US stocks added to a global selloff yesterday as Greece veered towards a default on its debt, while the euro recovered from early sharp loss to turn higher against the dollar.

Greece will not pay a €1.6 billon loan instalment due theInternational Monetary Fund today, a Greek government official told Reuters.

Talks between Athens and its creditors broke down over the weekend after Prime Minister Alexis Tsipras called a surprise referendum on the austerity cuts in an aid package proposed by Greece’s creditors. Tsipras late on Sunday announced moves to prevent a collapse of the banking system.

European stocks closed near their session low but the euro recovered from a drop of as much as 1.9 per cent to trade positive against the dollar. The CBOE Volatility index, a measure of the premium traders are willing to pay for protection against a drop in the S&P 500, jumped as much as 24.6 per cent to 17.47 points, the highest since early February. It was last up 24.2 per cent at 17.41.

“It is hard to come up with what the percentage stock decrease should be to account for what outcome,” said Paul Zemsky, chief investment officer, Multi-Asset Strategies and Solutions, at Voya Investment Management in New York. “Global contagion doesn’t seem as likely,” he said, although he added that it often occurs on links unseen. Until late last week, investors were hopeful that an 11th-hour deal would prevent a Greek default and that the impact on other markets from a possible default would be minimal.

In afternoon trading, the Dow Jones industrial average was off 223.82 points, or 1.25 per cent, to 17,722.86, the S&P 500 lost 27.76 points, or 1.32 per cent, to 2,073.73 and the Nasdaq Composite dropped 74.88 points, or 1.47 per cent, to 5,005.63. The pan-European FTSEuro­first 300 index fell 2.8 per cent, the most in more than eight months. The index had fallen as much as 3.2 per cent.

Greek banks and the stock market were closed yesterday and were expected to remain closed until after the July 5 referendum. The planned vote would decide whether to accept stronger austerity measures demanded by Athens’s creditors.

The Global X FTSE Greece exchange-traded fund, which tracks the Athens stock market, was down 16.3 per cent. Eurozone banks fell 5.8 per cent. Adding to the gloomy backdrop, China shares continued to slide, with central bank cuts in interest and reserve rates on Saturday failing to calm jittery investors. The Shanghai Composite fell 3.3 per cent, bringing the losses in the past two weeks to more than 21 per cent.

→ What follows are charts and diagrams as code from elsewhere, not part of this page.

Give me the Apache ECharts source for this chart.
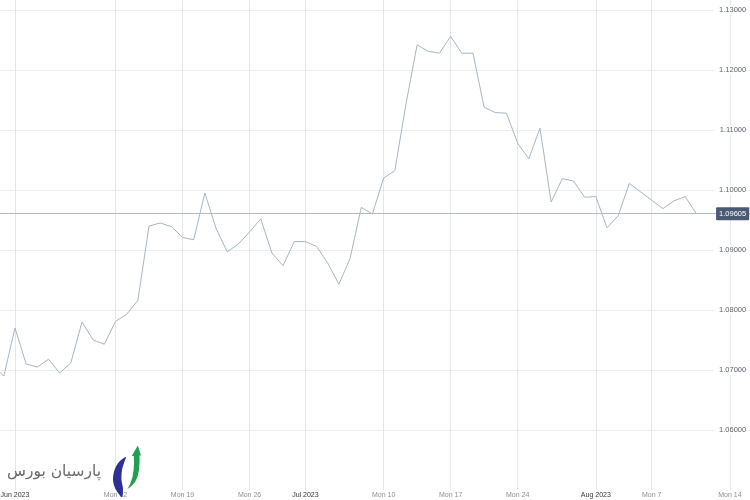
<!DOCTYPE html>
<html><head><meta charset="utf-8">
<script src="https://cdn.jsdelivr.net/npm/echarts@6/dist/echarts.min.js"></script>
<style>html,body{margin:0;padding:0;background:#fff}#c{width:750px;height:500px}</style>
</head><body><div id="c"></div>
<script>
// Trading sessions (Sun–Fri), then calendar days after the last quote
const dates = ['2023-05-30','2023-05-31','2023-06-01','2023-06-02','2023-06-04','2023-06-05','2023-06-06','2023-06-07','2023-06-08','2023-06-09','2023-06-11','2023-06-12','2023-06-13','2023-06-14','2023-06-15','2023-06-16','2023-06-18','2023-06-19','2023-06-20','2023-06-21','2023-06-22','2023-06-23','2023-06-25','2023-06-26','2023-06-27','2023-06-28','2023-06-29','2023-06-30','2023-07-02','2023-07-03','2023-07-04','2023-07-05','2023-07-06','2023-07-07','2023-07-09','2023-07-10','2023-07-11','2023-07-12','2023-07-13','2023-07-14','2023-07-16','2023-07-17','2023-07-18','2023-07-19','2023-07-20','2023-07-21','2023-07-23','2023-07-24','2023-07-25','2023-07-26','2023-07-27','2023-07-28','2023-07-30','2023-07-31','2023-08-01','2023-08-02','2023-08-03','2023-08-04','2023-08-06','2023-08-07','2023-08-08','2023-08-09','2023-08-10','2023-08-11','2023-08-12','2023-08-13','2023-08-14','2023-08-15','2023-08-16'];
const prices = [1.0707,1.0690,1.0770,1.0710,1.0705,1.0718,1.0695,1.0712,1.0780,1.0750,
  1.0743,1.0781,1.0793,1.0816,1.0940,1.0945,1.0939,1.0921,1.0917,1.0995,
  1.0936,1.0897,1.0910,1.0930,1.0952,1.0895,1.0874,1.0914,1.0914,1.0906,
  1.0878,1.0843,1.0886,1.0971,1.0960,1.1020,1.1032,1.1143,1.1242,1.1231,
  1.1228,1.1256,1.1228,1.1228,1.1138,1.1129,1.1128,1.1078,1.1052,1.1103,
  1.0980,1.1019,1.1015,1.0988,1.0989,1.0937,1.0957,1.1011,1.0997,1.0983,
  1.0969,1.0982,1.0989,1.09605];
const currentPrice = 1.09605;
const tickDates  = ['2023-06-01','2023-06-12','2023-06-19','2023-06-26','2023-07-02','2023-07-10','2023-07-17','2023-07-24','2023-08-01','2023-08-07','2023-08-14'];
const tickLabels = ['Jun 2023','Mon 12','Mon 19','Mon 26','Jul 2023','Mon 10','Mon 17','Mon 24','Aug 2023','Mon 7','Mon 14'];
const monthTicks = ['Jun 2023','Jul 2023','Aug 2023'];
const yMin = 1.05, yMax = 1.131667, yStep = 0.01;

const labelOf = {};
tickDates.forEach((d, i) => { labelOf[d] = tickLabels[i]; });
const isTick = (idx, val) => labelOf[val] !== undefined;
const FONT = 'Liberation Sans, Arial, sans-serif';

const chart = echarts.init(document.getElementById('c'), null, {renderer: 'canvas'});
chart.setOption({
  animation: false,
  backgroundColor: '#ffffff',
  grid: {left: -7.34, right: -2.2, top: 0, bottom: 10, containLabel: false, outerBoundsMode: 'none'},
  xAxis: {
    type: 'category',
    data: dates,
    boundaryGap: false,
    axisLine: {show: false},
    axisTick: {show: false},
    splitLine: {show: true, interval: isTick, lineStyle: {color: '#e4e7ea', width: 1}},
    axisLabel: {
      interval: isTick,
      margin: 2,
      fontFamily: FONT,
      fontSize: 7,
      formatter: v => {
        const t = labelOf[v];
        if (!t) return '';
        return monthTicks.includes(t) ? '{m|' + t + '}' : '{w|' + t + '}';
      },
      rich: {
        m: {color: '#2f3640', fontSize: 7, fontFamily: FONT},
        w: {color: '#8a8f96', fontSize: 7, fontFamily: FONT}
      }
    }
  },
  yAxis: {
    type: 'value',
    position: 'right',
    min: yMin, max: yMax, interval: yStep,
    axisLine: {show: false},
    axisTick: {show: false},
    splitLine: {show: true, showMinLine: false, showMaxLine: false, lineStyle: {color: '#eceef1', width: 1}},
    axisLabel: {
      inside: true,
      margin: 4,
      showMinLabel: false,
      showMaxLabel: false,
      color: '#5d636b',
      fontSize: 7.5,
      fontFamily: FONT,
      backgroundColor: '#ffffff',
      padding: [1, 2, 1, 5],
      formatter: v => v.toFixed(5)
    }
  },
  series: [{
    type: 'line',
    data: prices,
    symbol: 'none',
    lineStyle: {color: '#a4b6c4', width: 1},
    z: 3,
    markLine: {
      silent: true,
      symbol: 'none',
      precision: 5,
      lineStyle: {color: '#b4b9bf', width: 1, type: 'solid'},
      label: {
        show: true,
        position: 'insideEnd',
        distance: [3, 0],
        formatter: p => Number(p.value).toFixed(5),
        color: '#ffffff',
        backgroundColor: '#4b5975',
        fontSize: 7.5,
        fontFamily: FONT,
        padding: [3, 3, 2, 3],
        borderRadius: 1
      },
      data: [{yAxis: currentPrice}]
    }
  }],
  graphic: [
    {
      type: 'text', z: 100,
      style: {
        text: 'پارسیان بورس',
        x: 101, y: 472,
        align: 'right', verticalAlign: 'middle',
        font: '15.5px "DejaVu Sans"',
        fill: '#6a6a6a'
      }
    },
    {
      type: 'polygon', z: 100,
      shape: {smooth: 0.3, points: [[126,457],[119,462],[114.5,470],[113,480],[115.5,489],[122,497],[123,489],[121.5,480],[122,470],[124,463]]},
      style: {fill: '#2e3192'}
    },
    {
      type: 'polygon', z: 100,
      shape: {points: [[137.8,445.5],[141,455.5],[139.5,455.3],[139.6,462],[139,470],[137.5,477],[135,482],[131.5,486],[127.5,489],[130.5,483],[132.5,477],[133.6,470],[134,463],[133.8,456],[131.8,456]]},
      style: {fill: '#22a04f'}
    }
  ]
});
</script>
</body></html>
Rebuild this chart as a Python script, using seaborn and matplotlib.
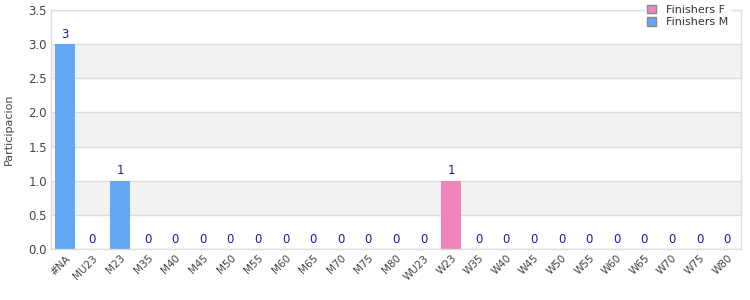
import matplotlib
matplotlib.use("Agg")
import matplotlib.pyplot as plt
import seaborn as sns
import pandas as pd
from matplotlib.patches import Patch

categories = ["#NA", "MU23", "M23", "M35", "M40", "M45", "M50", "M55", "M60", "M65",
              "M70", "M75", "M80", "WU23", "W23", "W35", "W40", "W45", "W50", "W55",
              "W60", "W65", "W70", "W75", "W80"]
values = [3, 0, 1, 0, 0, 0, 0, 0, 0, 0, 0, 0, 0, 0, 1, 0, 0, 0, 0, 0, 0, 0, 0, 0, 0]
series = ["Finishers M"] * 13 + ["Finishers F"] * 12
yticks = [0.0, 0.5, 1.0, 1.5, 2.0, 2.5, 3.0, 3.5]

colors = {"Finishers F": "#f283bb", "Finishers M": "#62a8f4"}

df = pd.DataFrame({"cat": categories, "val": values, "ser": series})

sns.set_style("white")
fig = plt.figure(figsize=(7.5, 3), dpi=100)
ax = fig.add_axes([0.068, 0.17, 0.92, 0.797])

# alternating bands
for lo in [0.5, 1.5, 2.5]:
    ax.axhspan(lo, lo + 0.5, color="#f2f2f2", zorder=0, lw=0)

sns.barplot(data=df, x="cat", y="val", hue="ser", palette=colors, dodge=False,
            width=0.72, ax=ax, legend=False, zorder=2, saturation=1, linewidth=0)

for i, v in enumerate(values):
    ax.text(i, v + 0.05, str(v), ha="center", va="bottom", fontsize=8.5, color="#1c1c99", zorder=3)

ax.set_ylim(0, 3.5)
ax.set_yticks(yticks)
ax.set_yticklabels([f"{t:.1f}" for t in yticks], fontsize=8.5, color="#444444")
ax.set_xlim(-0.5, len(categories) - 0.5)
ax.set_xticks(range(len(categories)))
ax.set_xticklabels(categories, rotation=45, ha="right", rotation_mode="anchor", fontsize=7.5, color="#444444")
ax.yaxis.grid(True, color="#dddddd", lw=1, zorder=1)
ax.set_axisbelow(True)
ax.tick_params(axis="both", length=0, pad=3)
ax.set_xlabel("")
ax.set_ylabel("Participacion", fontsize=8, color="#444444", labelpad=10)
for s in ax.spines.values():
    s.set_color("#dddddd")
    s.set_linewidth(1)

handles = [Patch(facecolor=colors["Finishers F"], edgecolor="#888888", label="Finishers F"),
           Patch(facecolor=colors["Finishers M"], edgecolor="#888888", label="Finishers M")]
leg = fig.legend(handles=handles, loc="upper left", bbox_to_anchor=(0.852, 1.01), frameon=True,
                 fontsize=8, handlelength=0.8, handleheight=0.8, handletextpad=0.9,
                 borderpad=0.2, labelspacing=0.2, facecolor="white", edgecolor="white", framealpha=1)
for t in leg.get_texts():
    t.set_color("#333333")

fig.savefig("out.png", dpi=100)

Hong Kong’s Hang Seng fell 2.6 per cent on the day.

The euro fell overnight to as low as $1.0953, off 1.9 per cent versus the US currency, but reversed near the mid-session in New York to trade up 0.4 per cent at $1.1209.

The euro drew added support as the Swiss National Bank confirmed it had intervened to counter gains for the franc against the bloc’s single currency.

The yen strengthened 1.1 per cent versus the greenback.

Despite the declines in the dollar, Greek fallout in the United States was not expected to be enough to throw the Federal Reserve’s likely September rate hike off course.

Benchmark US Treasury yields fell to one-week lows on Monday, with some traders flocking to US debt as a risk-off move on worries about the global impact of a Greek default.